** Your objective **
Omit all images. Write out the rest of the material exactly.

— Start Supplied material —

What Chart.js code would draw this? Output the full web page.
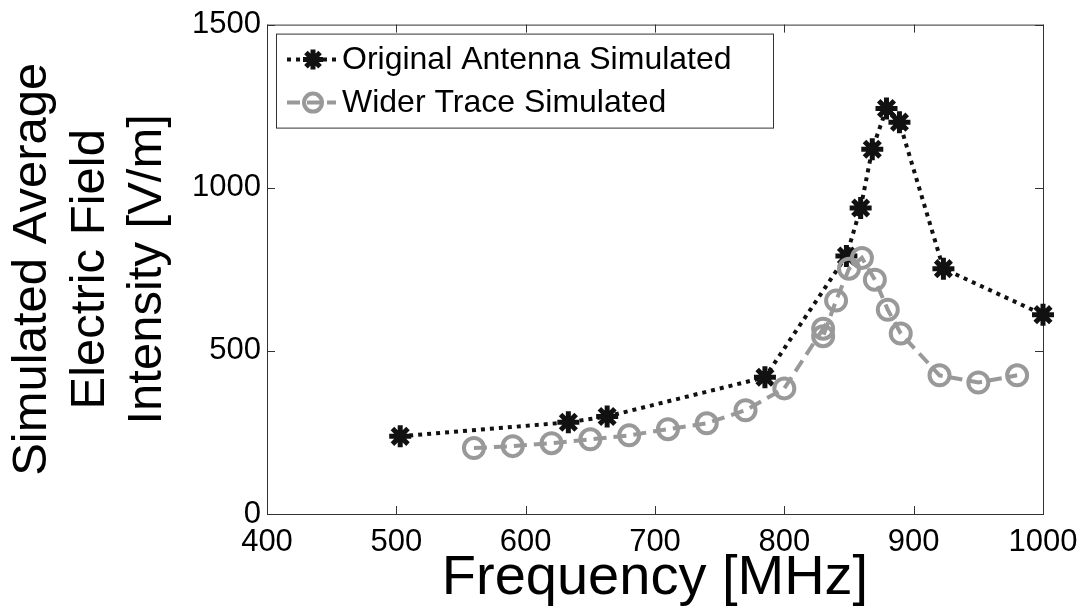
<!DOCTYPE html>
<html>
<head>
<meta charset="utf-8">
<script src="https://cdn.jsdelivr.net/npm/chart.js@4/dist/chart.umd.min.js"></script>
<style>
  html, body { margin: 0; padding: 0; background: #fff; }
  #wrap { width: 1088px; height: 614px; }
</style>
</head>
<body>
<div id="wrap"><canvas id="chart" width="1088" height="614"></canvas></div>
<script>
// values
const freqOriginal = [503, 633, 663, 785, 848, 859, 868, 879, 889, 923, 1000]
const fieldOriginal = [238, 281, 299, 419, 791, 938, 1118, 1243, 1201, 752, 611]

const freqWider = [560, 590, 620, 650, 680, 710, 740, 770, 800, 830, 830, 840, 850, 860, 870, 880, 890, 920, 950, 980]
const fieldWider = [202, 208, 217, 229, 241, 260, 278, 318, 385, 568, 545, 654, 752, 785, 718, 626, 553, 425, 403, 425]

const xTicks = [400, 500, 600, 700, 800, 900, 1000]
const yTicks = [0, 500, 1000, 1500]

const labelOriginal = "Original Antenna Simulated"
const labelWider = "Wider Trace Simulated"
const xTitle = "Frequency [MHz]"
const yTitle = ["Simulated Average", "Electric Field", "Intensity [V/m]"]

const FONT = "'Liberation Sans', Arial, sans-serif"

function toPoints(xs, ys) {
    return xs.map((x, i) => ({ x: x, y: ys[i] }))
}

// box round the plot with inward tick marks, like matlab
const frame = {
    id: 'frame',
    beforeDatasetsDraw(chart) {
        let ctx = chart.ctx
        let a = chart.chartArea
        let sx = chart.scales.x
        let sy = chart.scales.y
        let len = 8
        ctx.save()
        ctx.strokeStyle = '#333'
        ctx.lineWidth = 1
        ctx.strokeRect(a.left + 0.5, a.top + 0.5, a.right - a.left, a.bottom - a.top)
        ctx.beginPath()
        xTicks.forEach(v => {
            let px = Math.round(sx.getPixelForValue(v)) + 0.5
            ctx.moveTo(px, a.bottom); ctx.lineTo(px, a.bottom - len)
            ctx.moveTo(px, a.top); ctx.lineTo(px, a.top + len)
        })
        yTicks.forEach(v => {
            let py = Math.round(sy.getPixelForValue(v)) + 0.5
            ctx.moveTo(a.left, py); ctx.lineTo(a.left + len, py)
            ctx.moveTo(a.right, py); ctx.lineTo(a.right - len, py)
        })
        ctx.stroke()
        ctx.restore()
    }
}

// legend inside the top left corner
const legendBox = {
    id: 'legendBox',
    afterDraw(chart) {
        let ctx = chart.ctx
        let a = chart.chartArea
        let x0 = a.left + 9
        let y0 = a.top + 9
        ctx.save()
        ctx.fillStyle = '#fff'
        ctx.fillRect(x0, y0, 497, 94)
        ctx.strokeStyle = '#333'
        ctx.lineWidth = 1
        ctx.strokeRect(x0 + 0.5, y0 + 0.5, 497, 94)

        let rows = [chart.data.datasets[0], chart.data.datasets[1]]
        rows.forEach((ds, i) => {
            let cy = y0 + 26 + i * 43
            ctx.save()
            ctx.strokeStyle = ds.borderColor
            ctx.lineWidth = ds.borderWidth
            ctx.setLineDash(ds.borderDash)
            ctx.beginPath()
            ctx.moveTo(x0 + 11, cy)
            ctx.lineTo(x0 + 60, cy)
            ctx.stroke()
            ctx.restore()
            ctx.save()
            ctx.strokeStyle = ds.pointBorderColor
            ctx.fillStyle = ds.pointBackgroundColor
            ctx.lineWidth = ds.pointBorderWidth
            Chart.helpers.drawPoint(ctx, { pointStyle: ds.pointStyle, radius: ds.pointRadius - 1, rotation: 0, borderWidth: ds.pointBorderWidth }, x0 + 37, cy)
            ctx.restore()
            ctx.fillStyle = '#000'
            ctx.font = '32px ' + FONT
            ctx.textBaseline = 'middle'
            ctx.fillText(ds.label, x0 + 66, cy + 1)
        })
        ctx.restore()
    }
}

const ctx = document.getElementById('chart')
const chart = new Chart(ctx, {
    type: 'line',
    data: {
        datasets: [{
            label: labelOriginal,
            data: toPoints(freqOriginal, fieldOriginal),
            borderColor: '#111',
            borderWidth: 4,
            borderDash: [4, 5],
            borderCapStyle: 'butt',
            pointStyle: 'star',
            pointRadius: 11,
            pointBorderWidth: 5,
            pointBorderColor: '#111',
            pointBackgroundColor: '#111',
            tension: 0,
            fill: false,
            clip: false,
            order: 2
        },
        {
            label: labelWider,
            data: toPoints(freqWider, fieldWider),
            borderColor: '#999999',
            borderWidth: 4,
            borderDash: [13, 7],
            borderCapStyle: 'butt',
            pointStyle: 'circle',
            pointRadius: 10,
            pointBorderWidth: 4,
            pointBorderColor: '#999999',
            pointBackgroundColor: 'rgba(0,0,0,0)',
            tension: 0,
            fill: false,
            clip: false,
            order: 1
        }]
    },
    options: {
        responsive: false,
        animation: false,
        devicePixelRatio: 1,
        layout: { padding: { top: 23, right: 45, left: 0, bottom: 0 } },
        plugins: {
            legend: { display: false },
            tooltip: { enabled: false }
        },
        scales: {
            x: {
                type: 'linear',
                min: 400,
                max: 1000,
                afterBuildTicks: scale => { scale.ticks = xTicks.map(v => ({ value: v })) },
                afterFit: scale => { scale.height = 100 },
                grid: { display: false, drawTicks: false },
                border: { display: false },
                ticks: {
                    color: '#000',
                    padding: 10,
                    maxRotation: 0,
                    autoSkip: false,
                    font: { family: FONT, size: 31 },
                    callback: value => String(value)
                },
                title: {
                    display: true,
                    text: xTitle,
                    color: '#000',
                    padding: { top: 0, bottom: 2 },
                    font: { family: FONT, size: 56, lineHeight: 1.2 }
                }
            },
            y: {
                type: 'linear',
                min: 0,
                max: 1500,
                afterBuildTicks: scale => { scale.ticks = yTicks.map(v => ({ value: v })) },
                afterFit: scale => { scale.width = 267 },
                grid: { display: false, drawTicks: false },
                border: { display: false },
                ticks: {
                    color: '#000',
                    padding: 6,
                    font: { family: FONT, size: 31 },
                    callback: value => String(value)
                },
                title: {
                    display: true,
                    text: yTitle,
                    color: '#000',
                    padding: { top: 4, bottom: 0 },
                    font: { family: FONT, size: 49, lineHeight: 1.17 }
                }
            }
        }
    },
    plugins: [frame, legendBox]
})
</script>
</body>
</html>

— End Supplied material —

** Answer in full **
What Chart.js code would draw this? Output the full web page.
<!DOCTYPE html>
<html>
<head>
<meta charset="utf-8">
<script src="https://cdn.jsdelivr.net/npm/chart.js@4/dist/chart.umd.min.js"></script>
<style>
  html, body { margin: 0; padding: 0; background: #fff; }
  #wrap { width: 1088px; height: 614px; }
</style>
</head>
<body>
<div id="wrap"><canvas id="chart" width="1088" height="614"></canvas></div>
<script>
// values
const freqOriginal = [503, 633, 663, 785, 848, 859, 868, 879, 889, 923, 1000]
const fieldOriginal = [238, 281, 299, 419, 791, 938, 1118, 1243, 1201, 752, 611]

const freqWider = [560, 590, 620, 650, 680, 710, 740, 770, 800, 830, 830, 840, 850, 860, 870, 880, 890, 920, 950, 980]
const fieldWider = [202, 208, 217, 229, 241, 260, 278, 318, 385, 568, 545, 654, 752, 785, 718, 626, 553, 425, 403, 425]

const xTicks = [400, 500, 600, 700, 800, 900, 1000]
const yTicks = [0, 500, 1000, 1500]

const labelOriginal = "Original Antenna Simulated"
const labelWider = "Wider Trace Simulated"
const xTitle = "Frequency [MHz]"
const yTitle = ["Simulated Average", "Electric Field", "Intensity [V/m]"]

const FONT = "'Liberation Sans', Arial, sans-serif"

function toPoints(xs, ys) {
    return xs.map((x, i) => ({ x: x, y: ys[i] }))
}

// box round the plot with inward tick marks, like matlab
const frame = {
    id: 'frame',
    beforeDatasetsDraw(chart) {
        let ctx = chart.ctx
        let a = chart.chartArea
        let sx = chart.scales.x
        let sy = chart.scales.y
        let len = 8
        ctx.save()
        ctx.strokeStyle = '#333'
        ctx.lineWidth = 1
        ctx.strokeRect(a.left + 0.5, a.top + 0.5, a.right - a.left, a.bottom - a.top)
        ctx.beginPath()
        xTicks.forEach(v => {
            let px = Math.round(sx.getPixelForValue(v)) + 0.5
            ctx.moveTo(px, a.bottom); ctx.lineTo(px, a.bottom - len)
            ctx.moveTo(px, a.top); ctx.lineTo(px, a.top + len)
        })
        yTicks.forEach(v => {
            let py = Math.round(sy.getPixelForValue(v)) + 0.5
            ctx.moveTo(a.left, py); ctx.lineTo(a.left + len, py)
            ctx.moveTo(a.right, py); ctx.lineTo(a.right - len, py)
        })
        ctx.stroke()
        ctx.restore()
    }
}

// legend inside the top left corner
const legendBox = {
    id: 'legendBox',
    afterDraw(chart) {
        let ctx = chart.ctx
        let a = chart.chartArea
        let x0 = a.left + 9
        let y0 = a.top + 9
        ctx.save()
        ctx.fillStyle = '#fff'
        ctx.fillRect(x0, y0, 497, 94)
        ctx.strokeStyle = '#333'
        ctx.lineWidth = 1
        ctx.strokeRect(x0 + 0.5, y0 + 0.5, 497, 94)

        let rows = [chart.data.datasets[0], chart.data.datasets[1]]
        rows.forEach((ds, i) => {
            let cy = y0 + 26 + i * 43
            ctx.save()
            ctx.strokeStyle = ds.borderColor
            ctx.lineWidth = ds.borderWidth
            ctx.setLineDash(ds.borderDash)
            ctx.beginPath()
            ctx.moveTo(x0 + 11, cy)
            ctx.lineTo(x0 + 60, cy)
            ctx.stroke()
            ctx.restore()
            ctx.save()
            ctx.strokeStyle = ds.pointBorderColor
            ctx.fillStyle = ds.pointBackgroundColor
            ctx.lineWidth = ds.pointBorderWidth
            Chart.helpers.drawPoint(ctx, { pointStyle: ds.pointStyle, radius: ds.pointRadius - 1, rotation: 0, borderWidth: ds.pointBorderWidth }, x0 + 37, cy)
            ctx.restore()
            ctx.fillStyle = '#000'
            ctx.font = '32px ' + FONT
            ctx.textBaseline = 'middle'
            ctx.fillText(ds.label, x0 + 66, cy + 1)
        })
        ctx.restore()
    }
}

const ctx = document.getElementById('chart')
const chart = new Chart(ctx, {
    type: 'line',
    data: {
        datasets: [{
            label: labelOriginal,
            data: toPoints(freqOriginal, fieldOriginal),
            borderColor: '#111',
            borderWidth: 4,
            borderDash: [4, 5],
            borderCapStyle: 'butt',
            pointStyle: 'star',
            pointRadius: 11,
            pointBorderWidth: 5,
            pointBorderColor: '#111',
            pointBackgroundColor: '#111',
            tension: 0,
            fill: false,
            clip: false,
            order: 2
        },
        {
            label: labelWider,
            data: toPoints(freqWider, fieldWider),
            borderColor: '#999999',
            borderWidth: 4,
            borderDash: [13, 7],
            borderCapStyle: 'butt',
            pointStyle: 'circle',
            pointRadius: 10,
            pointBorderWidth: 4,
            pointBorderColor: '#999999',
            pointBackgroundColor: 'rgba(0,0,0,0)',
            tension: 0,
            fill: false,
            clip: false,
            order: 1
        }]
    },
    options: {
        responsive: false,
        animation: false,
        devicePixelRatio: 1,
        layout: { padding: { top: 23, right: 45, left: 0, bottom: 0 } },
        plugins: {
            legend: { display: false },
            tooltip: { enabled: false }
        },
        scales: {
            x: {
                type: 'linear',
                min: 400,
                max: 1000,
                afterBuildTicks: scale => { scale.ticks = xTicks.map(v => ({ value: v })) },
                afterFit: scale => { scale.height = 100 },
                grid: { display: false, drawTicks: false },
                border: { display: false },
                ticks: {
                    color: '#000',
                    padding: 10,
                    maxRotation: 0,
                    autoSkip: false,
                    font: { family: FONT, size: 31 },
                    callback: value => String(value)
                },
                title: {
                    display: true,
                    text: xTitle,
                    color: '#000',
                    padding: { top: 0, bottom: 2 },
                    font: { family: FONT, size: 56, lineHeight: 1.2 }
                }
            },
            y: {
                type: 'linear',
                min: 0,
                max: 1500,
                afterBuildTicks: scale => { scale.ticks = yTicks.map(v => ({ value: v })) },
                afterFit: scale => { scale.width = 267 },
                grid: { display: false, drawTicks: false },
                border: { display: false },
                ticks: {
                    color: '#000',
                    padding: 6,
                    font: { family: FONT, size: 31 },
                    callback: value => String(value)
                },
                title: {
                    display: true,
                    text: yTitle,
                    color: '#000',
                    padding: { top: 4, bottom: 0 },
                    font: { family: FONT, size: 49, lineHeight: 1.17 }
                }
            }
        }
    },
    plugins: [frame, legendBox]
})
</script>
</body>
</html>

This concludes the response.